## START Data shown

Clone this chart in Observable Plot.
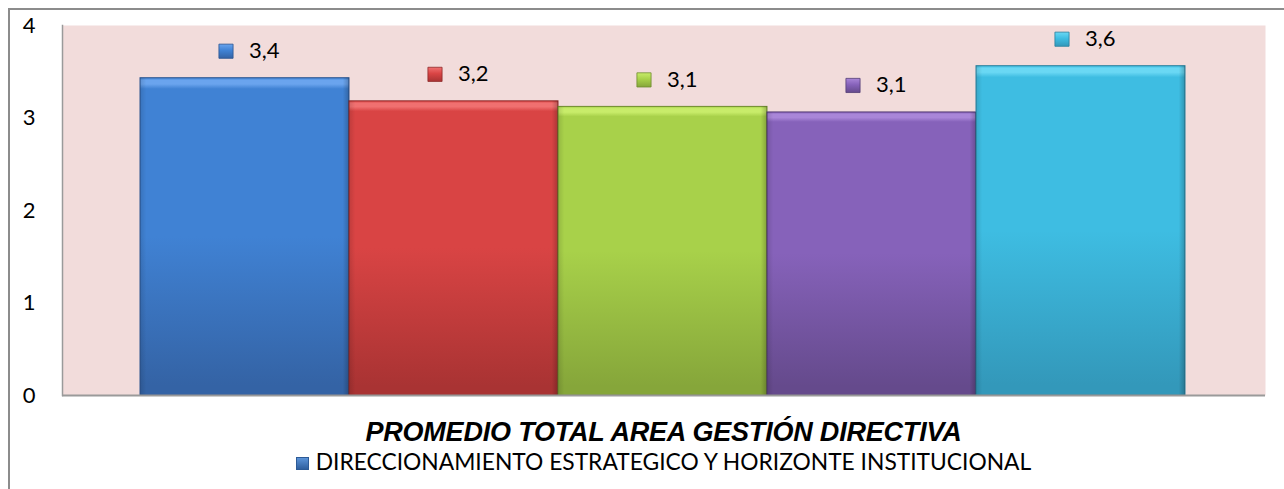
<!DOCTYPE html>
<html><head><meta charset="utf-8">
<script src="https://cdn.jsdelivr.net/npm/d3@7"></script>
<script src="https://cdn.jsdelivr.net/npm/@observablehq/plot@0.6"></script>
<style>
body{margin:0;background:#fff;width:1284px;height:489px;overflow:hidden;position:relative;font-family:Lato,"Open Sans",sans-serif}
#frame{position:absolute;left:8px;top:8px;width:1300px;height:500px;border-left:2px solid #8c8c8c;border-top:2px solid #8c8c8c;box-sizing:border-box}
#chart{position:absolute;left:0;top:0}
#title{position:absolute;left:62px;width:1203px;top:418.5px;height:26px;text-align:center;font:italic bold 27px "Liberation Sans",Arial,sans-serif;letter-spacing:-0.2px;color:#000;line-height:26px}
#legend{position:absolute;left:62px;width:1203px;top:450px;height:22px;text-align:center;font:22.8px Lato,"Open Sans",sans-serif;color:#000;line-height:22px}
#legend .sw{display:inline-block;width:13px;height:13px;margin-right:7px;vertical-align:0px;background:linear-gradient(#5b93d8,#2f5f9e);border:1px solid #2c5a96;box-sizing:border-box}
</style>
</head><body>
<div id="frame"></div>
<div id="chart"></div>
<div id="title">PROMEDIO TOTAL AREA GESTIÓN DIRECTIVA</div>
<div id="legend"><span class="sw"></span>DIRECCIONAMIENTO ESTRATEGICO Y HORIZONTE INSTITUCIONAL</div>
<script>
const series = ["DIRECCIONAMIENTO ESTRATEGICO Y HORIZONTE INSTITUCIONAL", "Serie 2", "Serie 3", "Serie 4", "Serie 5"];
const values = [3.43, 3.18, 3.12, 3.06, 3.56];
const labels = ["3,4", "3,2", "3,1", "3,1", "3,6"];
const yTicks = [0, 1, 2, 3, 4];

const palette = [
  {top:"#6aa4ee", mid:"#4082d4", bot:"#3463a5", edge:"#2c5590"},
  {top:"#f07070", mid:"#d94444", bot:"#a93333", edge:"#8f2a2a"},
  {top:"#c8ec6a", mid:"#a8d14a", bot:"#86a63a", edge:"#6f8c2e"},
  {top:"#a986d8", mid:"#8662ba", bot:"#654a8c", edge:"#543d75"},
  {top:"#6ad8f4", mid:"#3ebde2", bot:"#3398ba", edge:"#2a7f9c"}
];
const gradIds = series.map((d, i) => `url(#g${i})`);
const mkIds = series.map((d, i) => `url(#m${i})`);

const data = series.map((s, i) => ({series: s, value: values[i], label: labels[i]}));

const plot = Plot.plot({
  width: 1284,
  height: 410,
  marginTop: 25,
  marginBottom: 15,
  marginLeft: 62,
  marginRight: 19,
  style: {background: "transparent", fontFamily: "Lato, 'Open Sans', sans-serif"},
  x: {domain: series, padding: 0, insetLeft: 77, insetRight: 79, axis: null},
  y: {domain: [0, 4], ticks: yTicks, label: null},
  color: {domain: series, range: gradIds},
  marks: [
    Plot.frame({fill: "#f2dcdb", stroke: "none"}),
    Plot.barY(data, {x: "series", y: "value", fill: "series", stroke: (d, i) => palette[i].edge, strokeWidth: 1}),
    Plot.barY(data, {x: "series", y: "value", fill: "url(#side)"}),
    Plot.frame({anchor: "left", stroke: "#9a9a9a", strokeWidth: 1.5}),
    Plot.ruleY([0], {stroke: "#9a9a9a", strokeWidth: 2}),
    Plot.axisY({ticks: yTicks, tickSize: 0, tickPadding: 27, fontSize: 22, tickFormat: d => String(d), fill: "#000", label: null}),
    Plot.dot(data, {x: "series", y: "value", symbol: "square", r: 8, dx: -19, dy: -27, fill: (d, i) => mkIds[i], stroke: (d, i) => palette[i].edge, strokeWidth: 0.8}),
    Plot.text(data, {x: "series", y: "value", text: "label", dx: 4, dy: -27, textAnchor: "start", fontSize: 22, fill: "#000"})
  ]
});

const defs = palette.map((p, i) => `
<linearGradient id="g${i}" x1="0" y1="0" x2="0" y2="1">
  <stop offset="0" stop-color="${p.mid}"/>
  <stop offset="0.008" stop-color="${p.top}"/>
  <stop offset="0.02" stop-color="${p.top}"/>
  <stop offset="0.035" stop-color="${p.mid}"/>
  <stop offset="0.5" stop-color="${p.mid}"/>
  <stop offset="0.97" stop-color="${p.bot}"/>
  <stop offset="1" stop-color="${p.bot}"/>
</linearGradient>
<linearGradient id="m${i}" x1="0" y1="0" x2="0" y2="1">
  <stop offset="0" stop-color="${p.top}"/>
  <stop offset="0.45" stop-color="${p.mid}"/>
  <stop offset="1" stop-color="${p.bot}"/>
</linearGradient>`).join("") + `
<linearGradient id="side" x1="0" y1="0" x2="1" y2="0">
  <stop offset="0" stop-color="#000" stop-opacity="0.12"/>
  <stop offset="0.03" stop-color="#000" stop-opacity="0"/>
  <stop offset="0.97" stop-color="#000" stop-opacity="0"/>
  <stop offset="1" stop-color="#000" stop-opacity="0.22"/>
</linearGradient>`;
plot.insertAdjacentHTML("afterbegin", `<defs>${defs}</defs>`);
document.getElementById("chart").appendChild(plot);
</script>
</body></html>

## END Data shown

• Task to carry out
Write out again exactly the lines from the start of the data above through the line containing "const mkIds = series.map((d, i)", inclusive, excluding any pictures.

• Final answer
Clone this chart in Observable Plot.
<!DOCTYPE html>
<html><head><meta charset="utf-8">
<script src="https://cdn.jsdelivr.net/npm/d3@7"></script>
<script src="https://cdn.jsdelivr.net/npm/@observablehq/plot@0.6"></script>
<style>
body{margin:0;background:#fff;width:1284px;height:489px;overflow:hidden;position:relative;font-family:Lato,"Open Sans",sans-serif}
#frame{position:absolute;left:8px;top:8px;width:1300px;height:500px;border-left:2px solid #8c8c8c;border-top:2px solid #8c8c8c;box-sizing:border-box}
#chart{position:absolute;left:0;top:0}
#title{position:absolute;left:62px;width:1203px;top:418.5px;height:26px;text-align:center;font:italic bold 27px "Liberation Sans",Arial,sans-serif;letter-spacing:-0.2px;color:#000;line-height:26px}
#legend{position:absolute;left:62px;width:1203px;top:450px;height:22px;text-align:center;font:22.8px Lato,"Open Sans",sans-serif;color:#000;line-height:22px}
#legend .sw{display:inline-block;width:13px;height:13px;margin-right:7px;vertical-align:0px;background:linear-gradient(#5b93d8,#2f5f9e);border:1px solid #2c5a96;box-sizing:border-box}
</style>
</head><body>
<div id="frame"></div>
<div id="chart"></div>
<div id="title">PROMEDIO TOTAL AREA GESTIÓN DIRECTIVA</div>
<div id="legend"><span class="sw"></span>DIRECCIONAMIENTO ESTRATEGICO Y HORIZONTE INSTITUCIONAL</div>
<script>
const series = ["DIRECCIONAMIENTO ESTRATEGICO Y HORIZONTE INSTITUCIONAL", "Serie 2", "Serie 3", "Serie 4", "Serie 5"];
const values = [3.43, 3.18, 3.12, 3.06, 3.56];
const labels = ["3,4", "3,2", "3,1", "3,1", "3,6"];
const yTicks = [0, 1, 2, 3, 4];

const palette = [
  {top:"#6aa4ee", mid:"#4082d4", bot:"#3463a5", edge:"#2c5590"},
  {top:"#f07070", mid:"#d94444", bot:"#a93333", edge:"#8f2a2a"},
  {top:"#c8ec6a", mid:"#a8d14a", bot:"#86a63a", edge:"#6f8c2e"},
  {top:"#a986d8", mid:"#8662ba", bot:"#654a8c", edge:"#543d75"},
  {top:"#6ad8f4", mid:"#3ebde2", bot:"#3398ba", edge:"#2a7f9c"}
];
const gradIds = series.map((d, i) => `url(#g${i})`);
const mkIds = series.map((d, i) => `url(#m${i})`);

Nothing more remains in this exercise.